The conversation moves on to the ways that Sandidge plans to rescue this house. "I go to old clients' houses when they call me, but I know I'm not going to find even one," he says.
Sandidge leads the young couple down the stairs into the basement and prepares to treat the trouble spots.
"So what are you putting down there?" Jones asks as Sandidge fills his application tool with white powder.
"This is a dusting mixture made up of a few compounds I'll tell you about later," he says, possibly careful of announcing his recipe with a reporter around. "I try to use all natural products because things don't become immune to natural products. Independently, all these things will kill a recluse, though at different speeds. All combined together, they take 10 minutes to kill one."
He points to brown-recluse exoskeletons he finds behind insulation of an unfinished room. His headlamp lights dark corners. Bright-pink insulation contrasts with the dingy gray concrete.
"How long can they go between meals?" Mrs. Jones asks, staring intently into the dark space.
"They can go as much as 10 months," Sandidge says as he casually scoops a live sample from the wall into a vial. "An adult male — it's about as big as they get."
Mrs. Jones notices one scurrying across the floor. "They don't move that slowly," she says. "Everyone was telling me, 'If they're slow, it's them.'"

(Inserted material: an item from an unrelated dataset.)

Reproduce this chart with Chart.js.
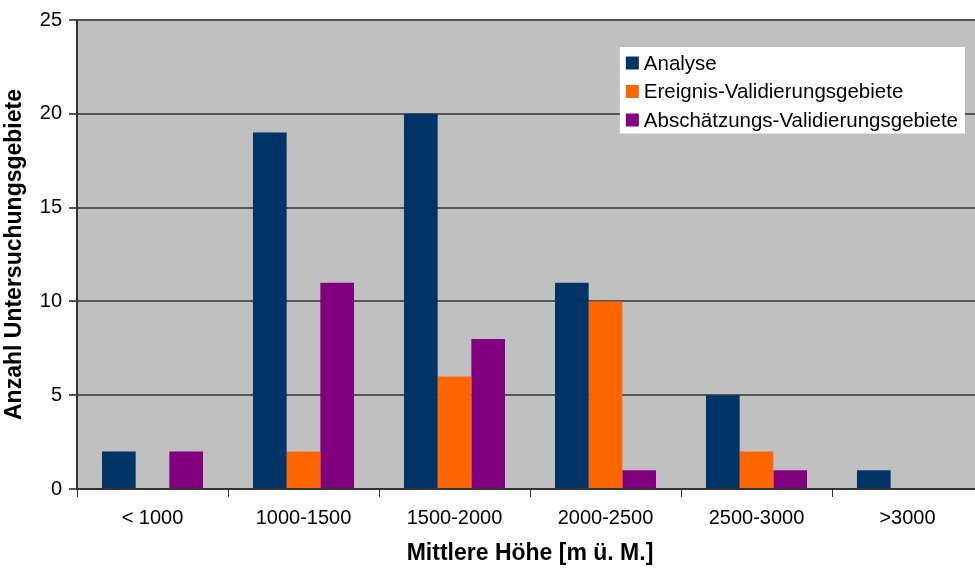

Sandidge laughs. "It's kind of the opposite. If they move fast, it's them. It's the fight-or-flight. If they feel like they can't get away, they'll stay still."
The group moves into a storage room full of more toys. "Get rid of this," Sandidge says, pointing to a wicker basket on a shelf. "They love those things. They occupy the thin slots." After his run-through of the basement, he puts to work the device that he uses to spread killing dust throughout suspect areas: a tool he developed after years of study.
He examines every angle of a room before deciding what and where to dust. The pish-pish-pish sound of the pump signals that something has entered his sights. "Seeing seven or eight already, there's a problem," he concludes early. "The first time I was here, I collected five or six. They said they've seen or killed 30 or so. We've seen about 20 exoskeletons here already today, so we're up to about 70 spiders already. So it's beyond your average population."
He finds a group of baby brown-recluse spiders in the closet. "Not good," he says quietly. Baby spiders appearing in mid-October signify that the population has gone through a third reproductive cycle. The initial reproduction phase happens from March to May, and a second can unfold from July to September. October spiderlings are uncommon.
He makes his way around pieces of exercise equipment. An Evil Dead poster looms above him on the wall. "When you have brown-recluse problems, it's because something is wrong with the house, not because they are naturally there," he says, opening the doors to a dark furnace closet and peeking in without entering. "It's when you have the right prey around and you have the right environmental requirements.... I'm trying to make this house as inhospitable as possible."